Last autumn, the two most forceful shapers of American foreign and defense policy, Secretary of Defense Donald Rumsfeld and Vice-President Cheney believed themselves to have been given the green light for an attack on Iraq. But at that point, President Bush was persuaded by his Secretary of State, Colin Powell and the British Prime Minister, Tony Blair, to change course, delay unilateral action and take the matter to the UN to seek a Security Council resolution which would legitimate military action. At the time, the hawks did not conceal their disappointment. They must now be feeling satisfied.

And vindicated, for the dominant mood in Washington at the end of this week can be summed up as: "We've wasted our time. All that we achieved by going to the UN was to give our adversaries, the French, the Germans, the Russians, and the Chinese an opportunity to criticise us. We gave them a platform on which they could claim, not our legitimacy but our illegitimacy. It was a great mistake."

It was Britain which struggled desperately to the last minute to secure a UN resolution which would give sanction to military action. Opposition to Britain's involvement in the war was growing in British public opinion. In Parliament, the situation was tense; as many as 120 members of Blair's own party had voted against his policy. For Blair himself, eliminating Saddam Hussein's weapons of mass destruction was a great humanitarian endeavour. For his critics in his own party it was a mere excuse for the American hegemon to assert its unilateral and self-interested will. But among those critics a majority took the view that if there was a so-called Second Security Council Resolution – a resolution explicitly authorising military action, they would reluctantly agree. But if it were merely a matter of the US and Britain acting alone they would oppose it. Blair's answer remained confident: "No problem. We shall undoubtedly obtain that Second Resolution. However, should the resolution fail as a result of an "unreasonable" veto [he meant a veto by the French] we should be entitled to ignore that veto.*1

However, as it turned out, the French veto was neither here nor there. After the report of the UNMOVIC Chief Inspector on 7 March, the United States and Britain moved to present a draft resolution to the Security Council which amounted to an ultimatum to Saddam Hussein. But the majority wanted not war, but a continuation of the inspections. There seemed little hope of getting the 9 vote majority which would confer some kind of moral legitimacy on military action even if a veto caused the resolution formally to fail. Then, over the next two or three days, there began a fierce battle of the persuasions – and of aid-promising bribes – conducted – on the one hand by Britain and the US, on the contrary hand by France -- by telephone at foreign minister level, prime ministerial level, presidential level. Foreign Minister Kawaguchi was mobilised to telephone the foreign ministers of Guinea and Cameroon, though she said at her press conference that the question of Japanese aid to those countries was not discussed.

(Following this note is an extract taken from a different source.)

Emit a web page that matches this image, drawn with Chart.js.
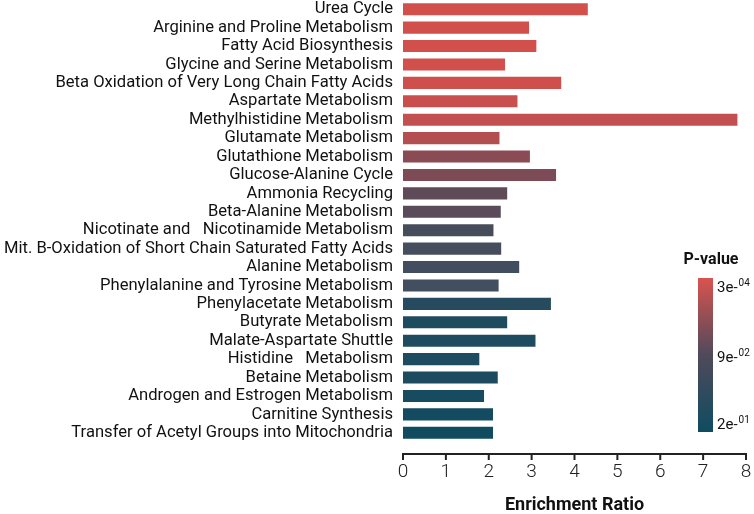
<!DOCTYPE html>
<html>
<head>
<meta charset="utf-8">
<script src="https://cdn.jsdelivr.net/npm/chart.js@4.4.1/dist/chart.umd.min.js"></script>
<style>
  html, body { margin: 0; padding: 0; background: #fff; }
  #wrap { width: 754px; height: 514px; position: relative; }
</style>
</head>
<body>
<div id="wrap"><canvas id="enrichment-chart"></canvas></div>
<script>
var pathways = [
  'Urea Cycle',
  'Arginine and Proline Metabolism',
  'Fatty Acid Biosynthesis',
  'Glycine and Serine Metabolism',
  'Beta Oxidation of Very Long Chain Fatty Acids',
  'Aspartate Metabolism',
  'Methylhistidine Metabolism',
  'Glutamate Metabolism',
  'Glutathione Metabolism',
  'Glucose-Alanine Cycle',
  'Ammonia Recycling',
  'Beta-Alanine Metabolism',
  'Nicotinate and   Nicotinamide Metabolism',
  'Mit. B-Oxidation of Short Chain Saturated Fatty Acids',
  'Alanine Metabolism',
  'Phenylalanine and Tyrosine Metabolism',
  'Phenylacetate Metabolism',
  'Butyrate Metabolism',
  'Malate-Aspartate Shuttle',
  'Histidine   Metabolism',
  'Betaine Metabolism',
  'Androgen and Estrogen Metabolism',
  'Carnitine Synthesis',
  'Transfer of Acetyl Groups into Mitochondria'
];

var enrichmentRatio = [
  4.31, 2.94, 3.11, 2.38, 3.69, 2.67, 7.80, 2.25, 2.96, 3.57, 2.43, 2.28,
  2.11, 2.29, 2.71, 2.23, 3.45, 2.43, 3.09, 1.78, 2.21, 1.89, 2.10, 2.10
];

// colour of each bar, by p-value (red = small p, teal = large p)
var barColors = [
  '#d2504b', '#d2504b', '#d2504b', '#d1504b', '#cf4f4c', '#c94f4e',
  '#c25050', '#b44f51', '#8a4b55', '#7c4b56', '#5f4a58', '#5a4a5a',
  '#474c5b', '#464d5c', '#424e60', '#434e5f', '#264a5e', '#1f4b5e',
  '#1e4b5f', '#1e4b5f', '#1c4b5f', '#174b5f', '#134b60', '#104b60'
];

var xTicks = [0, 1, 2, 3, 4, 5, 6, 7, 8];

var legendLabels = [
  { base: '3e-', exp: '04' },
  { base: '9e-', exp: '02' },
  { base: '2e-', exp: '01' }
];

// draws the detached x axis line with downward ticks
var axisLinePlugin = {
  id: 'axisLine',
  afterDraw: function (chart) {
    var ctx = chart.ctx;
    var x = chart.scales.x;
    var y = chart.chartArea.bottom + 12;
    ctx.save();
    ctx.strokeStyle = '#222';
    ctx.lineWidth = 2;
    ctx.beginPath();
    ctx.moveTo(x.getPixelForValue(xTicks[0]) - 1, y);
    ctx.lineTo(x.getPixelForValue(xTicks[xTicks.length - 1]) + 1, y);
    xTicks.forEach(function (t) {
      var px = x.getPixelForValue(t);
      ctx.moveTo(px, y);
      ctx.lineTo(px, y + 6);
    });
    ctx.stroke();
    ctx.restore();
  }
};

// p-value colour bar legend
var colorBarPlugin = {
  id: 'colorBar',
  afterDraw: function (chart) {
    var ctx = chart.ctx;
    var left = 698, top = 278, w = 15, h = 154;
    ctx.save();
    ctx.fillStyle = '#111';
    ctx.font = 'bold 16px Roboto';
    ctx.textAlign = 'center';
    ctx.textBaseline = 'middle';
    ctx.fillText('P-value', 711, 260);

    var grad = ctx.createLinearGradient(0, top, 0, top + h);
    grad.addColorStop(0, '#d9534f');
    grad.addColorStop(0.5, '#4f4a5b');
    grad.addColorStop(1, '#0f4c60');
    ctx.fillStyle = grad;
    ctx.fillRect(left, top, w, h);

    var ys = [287, 357, 424];
    ctx.textAlign = 'left';
    ctx.fillStyle = '#111';
    legendLabels.forEach(function (lab, i) {
      ctx.font = '15px Roboto';
      ctx.textBaseline = 'middle';
      ctx.fillText(lab.base, 717, ys[i] + 1);
      var bw = ctx.measureText(lab.base).width;
      ctx.font = '10px Roboto';
      ctx.fillText(lab.exp, 717 + bw + 1, ys[i] - 4);
    });
    ctx.restore();
  }
};

document.addEventListener('DOMContentLoaded', function () {
  var ctx = document.getElementById('enrichment-chart').getContext('2d');

  var chart = new Chart(ctx, {
    type: 'bar',
    data: {
      labels: pathways,
      datasets: [
        {
          label: 'Enrichment Ratio',
          data: enrichmentRatio,
          backgroundColor: barColors,
          borderWidth: 0,
          barPercentage: 0.66,
          categoryPercentage: 1
        }
      ]
    },
    options: {
      indexAxis: 'y',
      responsive: true,
      maintainAspectRatio: false,
      animation: false,
      layout: { padding: { top: 0, right: 8, left: 0, bottom: 0 } },
      plugins: {
        legend: { display: false },
        tooltip: { enabled: false }
      },
      scales: {
        x: {
          min: 0,
          max: 8,
          afterBuildTicks: function (scale) {
            scale.ticks = xTicks.map(function (v) { return { value: v }; });
          },
          afterFit: function (scale) {
            scale.height = 72;
            scale.paddingLeft = 0;
            scale.paddingRight = 0;
          },
          grid: { display: false, drawTicks: false },
          border: { display: false },
          ticks: {
            color: '#222',
            padding: 19,
            font: { family: 'Roboto', size: 19, weight: '300' }
          },
          title: {
            display: true,
            text: 'Enrichment Ratio',
            color: '#111',
            padding: { top: 0, bottom: -2 },
            font: { family: 'Roboto', size: 18, weight: 'bold' }
          }
        },
        y: {
          afterFit: function (scale) {
            scale.width = 403;
            scale.paddingTop = 0;
            scale.paddingBottom = 0;
          },
          grid: { display: false, drawTicks: false },
          border: { display: false },
          ticks: {
            color: '#111',
            padding: 10,
            autoSkip: false,
            font: { family: 'Roboto', size: 16.6 }
          }
        }
      }
    },
    plugins: [axisLinePlugin, colorBarPlugin]
  });
});
</script>
</body>
</html>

By Tuesday, 11 March, a rift began to appear between a Blair desperate to get that Second Resolution and a United States which had ceased very much to care whether there was such a resolution or not. The British in their anxiety to achieve the "legitimating" nine votes, proposed watering down their "full cooperation from Saddam Hussein by 17 March or war" ultimatum resolution. They proposed allowing extra time and actually specifying concretely what "full cooperation" might mean. This irritated the Americans, and Donald Rumsfeld really set alarm bells ringing by telling a press conference: "Of course we would be grateful for British cooperation on the battlefield, but it is not essential. We can do without it." After a brief moment of perplexed bewilderment, Blair finally made up his mind: Britain would take part in the war, irrespective of whether or not there was a legitimating resolution. His political future would rest on the hope that the war could be successful and quick.

That war, likely to begin this week, can be assessed in various dimensions. The first, obviously, is that of its immediate consequences. There are some who talk of effecting a democratic reconstruction of the Iraqi state. A far more certain likelihood is mass destruction, massive loss of life, fierce conflict over the claims of the Kurds and other minorities, conflict over control of the oil, accelerated recruitment to terrorist networks, added strength to Islamic fundamentalist movements threatening the neighbouring countries of Jordan and Saudi Arabia.

The second dimension is the pattern of international friendships and alliances. How far will the intense hatred expressed in the United States towards Germany and France leave permanent scars on NATO, or the deep rift which has opened between France and Britain on the European Union?

The third dimension is the long-term effect of these events on mankind's long-term project of building a global order based on the rule of law, a project of which, over the last half century, the United Nations has been the concrete embodiment. Will the UN come to be seen, not as a body which requires United States leadership to be effective, but as the only available instrument capable of setting limits to the power of the American hegemon?

And finally there is the effect on America itself. Will its present mood continue? Will it continue to consider that overwhelming power makes "legitimacy" a purely subjective concept, that "world opinion" and support from international organisations can readily be dispensed with? Or will it come to its senses?


*1) A following sentence had to be deleted for lack of space. "Blair was asked by one of his critics whether he considered that the action of the United States in vetoing Security Council resolutions critical of Israel on 18 separate occasions was "unreasonable".